Code that draws figures
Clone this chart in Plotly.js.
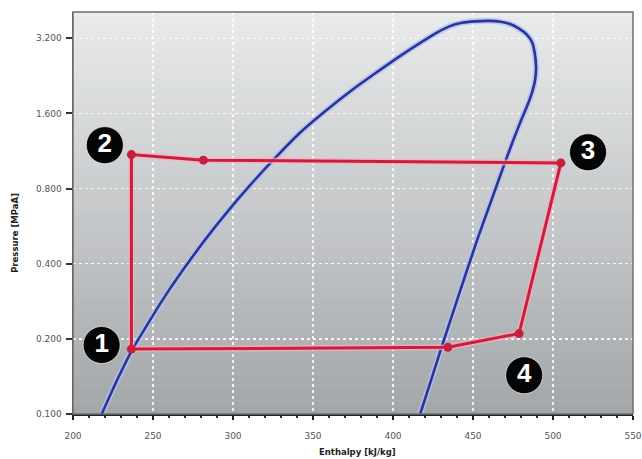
<!DOCTYPE html>
<html>
<head>
<meta charset="utf-8">
<script src="https://cdn.plot.ly/plotly-3.0.1.min.js"></script>
<style>
  html, body { margin: 0; padding: 0; background: #ffffff; }
  #chart { width: 642px; height: 459px; }
</style>
</head>
<body>
<div id="chart"></div>
<script>
// ---- Data ----
// Saturation dome (enthalpy kJ/kg, pressure MPaA)
const domeH = [217.93, 227.58, 236.92, 246.26, 255.92, 268.68, 282.38, 297.33, 310.71, 325.03, 341.53, 358.35, 374.22, 389.79, 405.04, 417.50, 427.77, 435.25, 443.03, 451.13, 459.84, 467.32, 473.54, 478.52, 483.51, 486.93, 488.48, 489.42, 488.79, 486.93, 484.00, 480.08, 475.16, 469.80, 461.52, 452.55, 440.04, 430.39, 423.79, 417.00];
const domeP = [0.1000, 0.1368, 0.1804, 0.2271, 0.2860, 0.3771, 0.4972, 0.6556, 0.8255, 1.0395, 1.3333, 1.6482, 1.9818, 2.339, 2.736, 3.084, 3.382, 3.574, 3.692, 3.743, 3.760, 3.726, 3.641, 3.509, 3.320, 3.084, 2.813, 2.449, 2.173, 1.945, 1.726, 1.503, 1.250, 1.011, 0.7189, 0.4972, 0.2860, 0.1855, 0.1368, 0.1000];

// Refrigeration cycle path
const cycleH = [236.5, 236.5, 281.5, 504.9, 478.8, 434.3, 236.5];
const cycleP = [0.182, 1.095, 1.040, 1.014, 0.210, 0.185, 0.182];

// Cycle state markers
const markerH = [236.5, 236.5, 281.5, 504.9, 478.8, 434.3];
const markerP = [0.182, 1.095, 1.040, 1.014, 0.210, 0.185];

// Numbered state labels
const labelText = ["1", "2", "3", "4"];
const labelH = [217.9, 219.9, 521.9, 482.0];
const labelP = [0.189, 1.194, 1.119, 0.143];

// Axis ticks
const xTicks = [200, 250, 300, 350, 400, 450, 500, 550];
const yTicks = [0.1, 0.2, 0.4, 0.8, 1.6, 3.2];
const yTickText = ["0.100", "0.200", "0.400", "0.800", "1.600", "3.200"];

// ---- Background gradient bands (style only) ----
const bands = 60;
const gradTop = [232, 234, 235], gradBot = [164, 167, 170];
const shapes = [];
for (let i = 0; i < bands; i++) {
  const t = i / (bands - 1);
  const c = gradTop.map((v, k) => Math.round(v + (gradBot[k] - v) * t));
  shapes.push({
    type: 'rect', xref: 'paper', yref: 'paper', layer: 'below',
    x0: 0, x1: 1, y0: 1 - (i + 1) / bands, y1: 1 - i / bands + 0.001,
    fillcolor: `rgb(${c[0]},${c[1]},${c[2]})`, line: { width: 0 }
  });
}
shapes.push({
  type: 'rect', xref: 'paper', yref: 'paper', layer: 'above',
  x0: 0, x1: 1, y0: 0, y1: 1, line: { color: '#6d6f72', width: 1.5 }, fillcolor: 'rgba(0,0,0,0)'
});

const traces = [
  { x: domeH, y: domeP, mode: 'lines', hoverinfo: 'skip', showlegend: false,
    line: { color: 'rgba(175,190,255,0.75)', width: 6, shape: 'spline', smoothing: 0.6 } },
  { x: domeH, y: domeP, mode: 'lines', showlegend: false,
    line: { color: '#2b368c', width: 2.6, shape: 'spline', smoothing: 0.6 } },
  { x: cycleH, y: cycleP, mode: 'lines', hoverinfo: 'skip', showlegend: false,
    line: { color: 'rgba(255,170,185,0.7)', width: 6 } },
  { x: cycleH, y: cycleP, mode: 'lines', showlegend: false,
    line: { color: '#c91f3f', width: 3 } },
  { x: markerH, y: markerP, mode: 'markers', showlegend: false,
    marker: { color: '#c91f3f', size: 9 } },
  { x: labelH, y: labelP, text: labelText, mode: 'markers+text', showlegend: false,
    textposition: 'middle center', cliponaxis: false,
    marker: { color: '#050505', size: 37, line: { color: 'rgba(255,255,255,0.6)', width: 1 } },
    textfont: { family: 'Liberation Sans, Arial, sans-serif', size: 26, color: '#ffffff', weight: 'bold' } }
];

const layout = {
  width: 642, height: 459,
  margin: { l: 73, r: 9, t: 12, b: 45 },
  paper_bgcolor: '#ffffff',
  plot_bgcolor: '#cfd1d3',
  shapes: shapes,
  font: { family: 'DejaVu Sans, sans-serif', color: '#444' },
  annotations: [
    { text: 'Enthalpy [kJ/kg]', xref: 'paper', yref: 'paper', x: 0.508, y: -0.095,
      xanchor: 'center', yanchor: 'middle', showarrow: false,
      font: { family: 'DejaVu Sans, sans-serif', size: 8.5, color: '#222', weight: 'bold' } },
    { text: 'Pressure [MPaA]', xref: 'paper', yref: 'paper', x: -0.104, y: 0.45,
      xanchor: 'center', yanchor: 'middle', showarrow: false, textangle: -90,
      font: { family: 'DejaVu Sans, sans-serif', size: 8.5, color: '#222', weight: 'bold' } }
  ],
  xaxis: {
    range: [200, 550], tickvals: xTicks, ticktext: xTicks.map(String),
    ticks: 'outside', ticklen: 4, tickwidth: 1.5, tickcolor: '#222',
    showline: true, linecolor: '#222', linewidth: 2,
    showgrid: true, gridcolor: 'rgba(255,255,255,0.85)', gridwidth: 1.5, griddash: 'dot',
    zeroline: false, ticklabelstandoff: 8,
    minor: { dtick: 10, ticks: 'outside', ticklen: 2, tickcolor: '#333', showgrid: false },
    tickfont: { size: 9, color: '#555' }
  },
  yaxis: {
    type: 'log', range: [-1, Math.log10(4.08)],
    tickvals: yTicks, ticktext: yTickText,
    ticks: 'outside', ticklen: 6, tickwidth: 2, tickcolor: '#333',
    showline: true, linecolor: '#555', linewidth: 1.5,
    showgrid: true, gridcolor: 'rgba(255,255,255,0.85)', gridwidth: 1.5, griddash: 'dot',
    zeroline: false, ticklabelstandoff: 2,
    tickfont: { size: 9, color: '#555' }
  }
};

Plotly.newPlot('chart', traces, layout, { displayModeBar: false, staticPlot: true });
</script>
</body>
</html>
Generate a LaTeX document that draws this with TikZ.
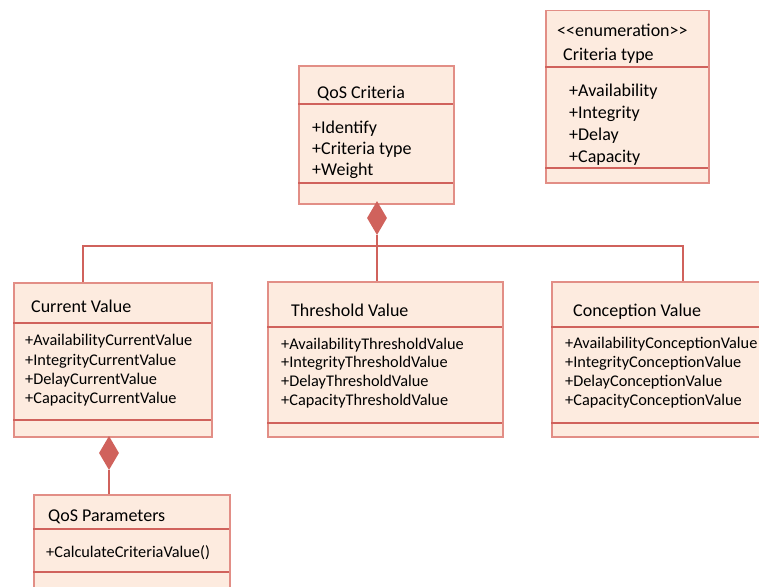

Objective:
Excluding the pictures, reproduce every entry exactly as given.

Exercise result:
Clone this chart in Plotly.js.
<!DOCTYPE html>
<html>
<head>
<meta charset="utf-8">
<script src="https://cdn.plot.ly/plotly-3.0.1.min.js"></script>
<style>
  html, body { margin: 0; padding: 0; background: #ffffff; }
  #chart { width: 642px; height: 459px; }
</style>
</head>
<body>
<div id="chart"></div>
<script>
// ---- Data ----
// Saturation dome (enthalpy kJ/kg, pressure MPaA)
const domeH = [217.93, 227.58, 236.92, 246.26, 255.92, 268.68, 282.38, 297.33, 310.71, 325.03, 341.53, 358.35, 374.22, 389.79, 405.04, 417.50, 427.77, 435.25, 443.03, 451.13, 459.84, 467.32, 473.54, 478.52, 483.51, 486.93, 488.48, 489.42, 488.79, 486.93, 484.00, 480.08, 475.16, 469.80, 461.52, 452.55, 440.04, 430.39, 423.79, 417.00];
const domeP = [0.1000, 0.1368, 0.1804, 0.2271, 0.2860, 0.3771, 0.4972, 0.6556, 0.8255, 1.0395, 1.3333, 1.6482, 1.9818, 2.339, 2.736, 3.084, 3.382, 3.574, 3.692, 3.743, 3.760, 3.726, 3.641, 3.509, 3.320, 3.084, 2.813, 2.449, 2.173, 1.945, 1.726, 1.503, 1.250, 1.011, 0.7189, 0.4972, 0.2860, 0.1855, 0.1368, 0.1000];

// Refrigeration cycle path
const cycleH = [236.5, 236.5, 281.5, 504.9, 478.8, 434.3, 236.5];
const cycleP = [0.182, 1.095, 1.040, 1.014, 0.210, 0.185, 0.182];

// Cycle state markers
const markerH = [236.5, 236.5, 281.5, 504.9, 478.8, 434.3];
const markerP = [0.182, 1.095, 1.040, 1.014, 0.210, 0.185];

// Numbered state labels
const labelText = ["1", "2", "3", "4"];
const labelH = [217.9, 219.9, 521.9, 482.0];
const labelP = [0.189, 1.194, 1.119, 0.143];

// Axis ticks
const xTicks = [200, 250, 300, 350, 400, 450, 500, 550];
const yTicks = [0.1, 0.2, 0.4, 0.8, 1.6, 3.2];
const yTickText = ["0.100", "0.200", "0.400", "0.800", "1.600", "3.200"];

// ---- Background gradient bands (style only) ----
const bands = 60;
const gradTop = [232, 234, 235], gradBot = [164, 167, 170];
const shapes = [];
for (let i = 0; i < bands; i++) {
  const t = i / (bands - 1);
  const c = gradTop.map((v, k) => Math.round(v + (gradBot[k] - v) * t));
  shapes.push({
    type: 'rect', xref: 'paper', yref: 'paper', layer: 'below',
    x0: 0, x1: 1, y0: 1 - (i + 1) / bands, y1: 1 - i / bands + 0.001,
    fillcolor: `rgb(${c[0]},${c[1]},${c[2]})`, line: { width: 0 }
  });
}
shapes.push({
  type: 'rect', xref: 'paper', yref: 'paper', layer: 'above',
  x0: 0, x1: 1, y0: 0, y1: 1, line: { color: '#6d6f72', width: 1.5 }, fillcolor: 'rgba(0,0,0,0)'
});

const traces = [
  { x: domeH, y: domeP, mode: 'lines', hoverinfo: 'skip', showlegend: false,
    line: { color: 'rgba(175,190,255,0.75)', width: 6, shape: 'spline', smoothing: 0.6 } },
  { x: domeH, y: domeP, mode: 'lines', showlegend: false,
    line: { color: '#2b368c', width: 2.6, shape: 'spline', smoothing: 0.6 } },
  { x: cycleH, y: cycleP, mode: 'lines', hoverinfo: 'skip', showlegend: false,
    line: { color: 'rgba(255,170,185,0.7)', width: 6 } },
  { x: cycleH, y: cycleP, mode: 'lines', showlegend: false,
    line: { color: '#c91f3f', width: 3 } },
  { x: markerH, y: markerP, mode: 'markers', showlegend: false,
    marker: { color: '#c91f3f', size: 9 } },
  { x: labelH, y: labelP, text: labelText, mode: 'markers+text', showlegend: false,
    textposition: 'middle center', cliponaxis: false,
    marker: { color: '#050505', size: 37, line: { color: 'rgba(255,255,255,0.6)', width: 1 } },
    textfont: { family: 'Liberation Sans, Arial, sans-serif', size: 26, color: '#ffffff', weight: 'bold' } }
];

const layout = {
  width: 642, height: 459,
  margin: { l: 73, r: 9, t: 12, b: 45 },
  paper_bgcolor: '#ffffff',
  plot_bgcolor: '#cfd1d3',
  shapes: shapes,
  font: { family: 'DejaVu Sans, sans-serif', color: '#444' },
  annotations: [
    { text: 'Enthalpy [kJ/kg]', xref: 'paper', yref: 'paper', x: 0.508, y: -0.095,
      xanchor: 'center', yanchor: 'middle', showarrow: false,
      font: { family: 'DejaVu Sans, sans-serif', size: 8.5, color: '#222', weight: 'bold' } },
    { text: 'Pressure [MPaA]', xref: 'paper', yref: 'paper', x: -0.104, y: 0.45,
      xanchor: 'center', yanchor: 'middle', showarrow: false, textangle: -90,
      font: { family: 'DejaVu Sans, sans-serif', size: 8.5, color: '#222', weight: 'bold' } }
  ],
  xaxis: {
    range: [200, 550], tickvals: xTicks, ticktext: xTicks.map(String),
    ticks: 'outside', ticklen: 4, tickwidth: 1.5, tickcolor: '#222',
    showline: true, linecolor: '#222', linewidth: 2,
    showgrid: true, gridcolor: 'rgba(255,255,255,0.85)', gridwidth: 1.5, griddash: 'dot',
    zeroline: false, ticklabelstandoff: 8,
    minor: { dtick: 10, ticks: 'outside', ticklen: 2, tickcolor: '#333', showgrid: false },
    tickfont: { size: 9, color: '#555' }
  },
  yaxis: {
    type: 'log', range: [-1, Math.log10(4.08)],
    tickvals: yTicks, ticktext: yTickText,
    ticks: 'outside', ticklen: 6, tickwidth: 2, tickcolor: '#333',
    showline: true, linecolor: '#555', linewidth: 1.5,
    showgrid: true, gridcolor: 'rgba(255,255,255,0.85)', gridwidth: 1.5, griddash: 'dot',
    zeroline: false, ticklabelstandoff: 2,
    tickfont: { size: 9, color: '#555' }
  }
};

Plotly.newPlot('chart', traces, layout, { displayModeBar: false, staticPlot: true });
</script>
</body>
</html>
Generate a LaTeX document that draws this with TikZ.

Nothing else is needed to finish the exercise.